Do this »
The lines to extract run from the start of the records through the line with "import matplotlib.pyplot as plt", both ends included; drop the pictures.

Records to process »

:::::

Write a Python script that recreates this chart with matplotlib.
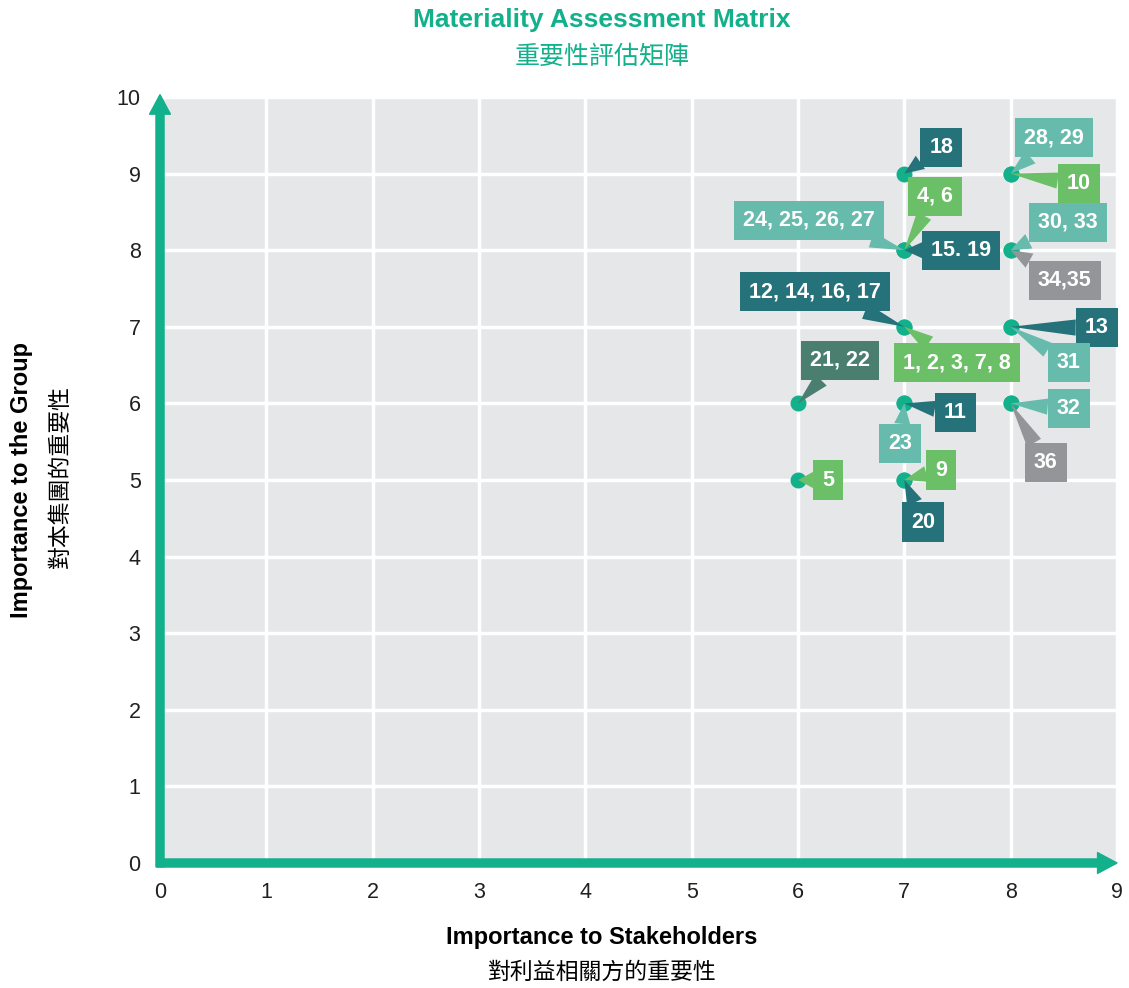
import matplotlib.pyplot as plt

# points: (stakeholders, group) and the issue numbers shown in each callout
xs = [7, 8, 8, 7, 7, 7, 8, 8, 7, 7, 8, 8, 6, 7, 7, 8, 8, 6, 7, 7]
ys = [9, 9, 9, 8, 8, 8, 8, 8, 7, 7, 7, 7, 6, 6, 6, 6, 6, 5, 5, 5]
labels = ["18", "28, 29", "10", "4, 6", "24, 25, 26, 27", "15. 19", "30, 33", "34,35",
          "12, 14, 16, 17", "1, 2, 3, 7, 8", "13", "31", "21, 22", "11", "23", "32", "36",
          "5", "9", "20"]
groups = ["dark", "light", "green", "green", "light", "dark", "light", "gray",
          "dark", "green", "dark", "light", "olive", "dark", "light", "light", "gray",
          "green", "green", "dark"]

# callout offsets in pixels from the point (layout only)
offsets = [(37, 26), (43, 36), (68, -10), (31, 54), (-95, 30), (57, 0), (57, 28), (54, -30),
           (-89, 35), (53, -36), (86, -1), (58, -36), (42, 43), (51, -9), (-4, -40),
           (58, -5), (35, -59), (30, 0), (37, 10), (19, -42)]

colors = {"dark": "#25727b", "light": "#67bbad", "green": "#6bbf66",
          "gray": "#939598", "olive": "#4a7e6f"}
teal = "#12b08b"
latin = ["Liberation Sans", "Noto Sans CJK TC"]
cjk = ["Noto Sans CJK TC", "DejaVu Sans"]

fig = plt.figure(figsize=(11.29, 9.88), dpi=100)
ax = fig.add_axes([160 / 1129, 1 - 863 / 988, 957 / 1129, 766 / 988])
ax.set_facecolor("#e6e7e9")
ax.set_xlim(0, 9)
ax.set_ylim(0, 10)
ax.set_xticks(range(0, 10))
ax.set_yticks(range(0, 11))
ax.grid(color="white", lw=2.5)
ax.set_axisbelow(True)
for s in ax.spines.values():
    s.set_visible(False)
ax.tick_params(length=0, labelsize=15.5, labelcolor="#231f20", pad=14)
for t in ax.get_xticklabels() + ax.get_yticklabels():
    t.set_family(latin)

# axis arrows
arrow = dict(width=5.8, headwidth=15, headlength=14, color=teal, shrink=0)
ax.annotate("", xy=(0, 10.03), xytext=(0, -0.05), arrowprops=arrow, annotation_clip=False)
ax.annotate("", xy=(9, 0), xytext=(-0.03, 0), arrowprops=arrow, annotation_clip=False)

ax.scatter(xs, ys, s=110, color=teal, zorder=3, clip_on=False)

for x, y, lab, g, (dx, dy) in zip(xs, ys, labels, groups, offsets):
    c = colors[g]
    ax.annotate(lab, xy=(x, y), xytext=(dx, dy), textcoords="offset pixels",
                ha="center", va="center", color="white", fontsize=15.5, fontweight="bold",
                family=latin, zorder=5, annotation_clip=False,
                bbox=dict(boxstyle="square,pad=0.42", fc=c, ec="none"),
                arrowprops=dict(arrowstyle="wedge,tail_width=0.75", color=c,
                                shrinkA=0, shrinkB=0, lw=0))

fig.text(602 / 1129, 1 - 20 / 988, "Materiality Assessment Matrix", ha="center", va="center",
         fontsize=19, fontweight="bold", color=teal, family=latin)
fig.text(602 / 1129, 1 - 57 / 988, "重要性評估矩陣", ha="center", va="center",
         fontsize=18, color=teal, family=cjk)
fig.text(602 / 1129, 1 - 937 / 988, "Importance to Stakeholders", ha="center", va="center",
         fontsize=17, fontweight="bold", color="black", family=latin)
fig.text(602 / 1129, 1 - 972 / 988, "對利益相關方的重要性", ha="center", va="center",
         fontsize=16.5, color="black", family=cjk)
fig.text(22 / 1129, 1 - 480 / 988, "Importance to the Group", ha="center", va="center",
         rotation=90, fontsize=17, fontweight="bold", color="black", family=latin)
fig.text(60 / 1129, 1 - 476 / 988, "對本集團的重要性", ha="center", va="center",
         rotation=90, fontsize=16.5, color="black", family=cjk)

fig.savefig("out.png", dpi=100)
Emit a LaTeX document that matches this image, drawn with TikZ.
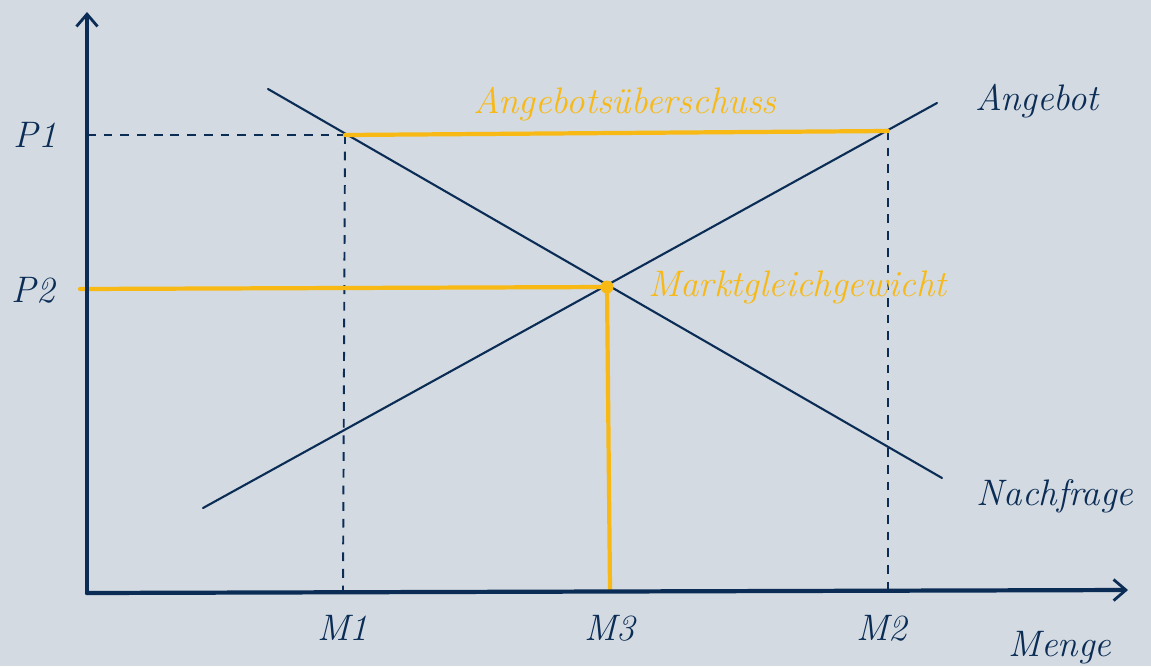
\documentclass[tikz,border=0pt]{standalone}
\usepackage{tikz}
\usetikzlibrary{positioning,arrows.meta,calc}

\definecolor{navy}{HTML}{0B2D55}
\definecolor{gold}{HTML}{F8B914}
\definecolor{bgblue}{HTML}{D3DAE2}

\begin{document}
\begin{tikzpicture}[
  x=0.02cm, y=-0.02cm,
  lbl/.style={font=\fontsize{21}{24}\selectfont\itshape, inner sep=1pt, text=navy},
  goldlbl/.style={lbl, text=gold},
  axis/.style={draw=navy, line width=2.4pt, line cap=round, -{Straight Barb[length=7pt, width=12pt, line width=1.6pt]}},
  curve/.style={draw=navy, line width=1.2pt, line cap=round},
  guide/.style={draw=navy, line width=1.1pt, dash pattern=on 5pt off 4.5pt},
  goldline/.style={draw=gold, line width=2.4pt, line cap=round}
]

% background and frame of the page
\fill[bgblue] (0,0) rectangle (1151,666);
\useasboundingbox (0,0) rectangle (1151,666);

% --- points of the diagram ---
\coordinate (O)     at (87,593);
\coordinate (ytop)  at (87,12);
\coordinate (xend)  at (1128,590);
\coordinate (p1)    at (87,135);
\coordinate (p2)    at (80,289);
\coordinate (dA)    at (268,89);
\coordinate (dB)    at (942,478);
\coordinate (sA)    at (203,508);
\coordinate (sB)    at (937,103);
\coordinate (eq)    at (607,287);
\coordinate (m1top) at (345,135);
\coordinate (m1)    at (343,590);
\coordinate (m2top) at (888,131);
\coordinate (m2)    at (888,590);
\coordinate (m3)    at (610,590);

% --- dashed guides ---
\draw[guide] (p1) -- (m1top);
\draw[guide] (m1top) -- (m1);
\draw[guide] (m2top) -- (m2);

% --- demand and supply ---
\draw[curve] (dA) -- (dB);
\draw[curve] (sA) -- (sB);

% --- gold: surplus, equilibrium price and quantity ---
\draw[goldline] (m1top) -- (m2top);
\draw[goldline] (p2) -- (eq);
\draw[goldline] (eq) -- (m3);
\fill[gold] (eq) circle (6.5);

% --- axes ---
\draw[axis] (O) -- (ytop);
\draw[axis] (O) -- (xend);

% --- labels ---
\node[lbl] (P1) at (35,135) {P1};
\node[lbl] (P2) at (33,290) {P2};
\node[lbl] (M1) at (343,628) {M1};
\node[lbl] (M3) at (610,628) {M3};
\node[lbl] (M2) at (882,628) {M2};
\node[lbl] (menge) at (1060,648) {Menge};
\node[lbl] (angebot) at (1037,101) {Angebot};
\node[lbl] (nachfrage) at (1055,496) {Nachfrage};
\node[goldlbl] (surplus) at (625,104) {Angebotsüberschuss};
\node[goldlbl, anchor=west] (equil) at (646,287) {Marktgleichgewicht};

\end{tikzpicture}
\end{document}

:::::

Output below »
Write a Python script that recreates this chart with matplotlib.
import matplotlib.pyplot as plt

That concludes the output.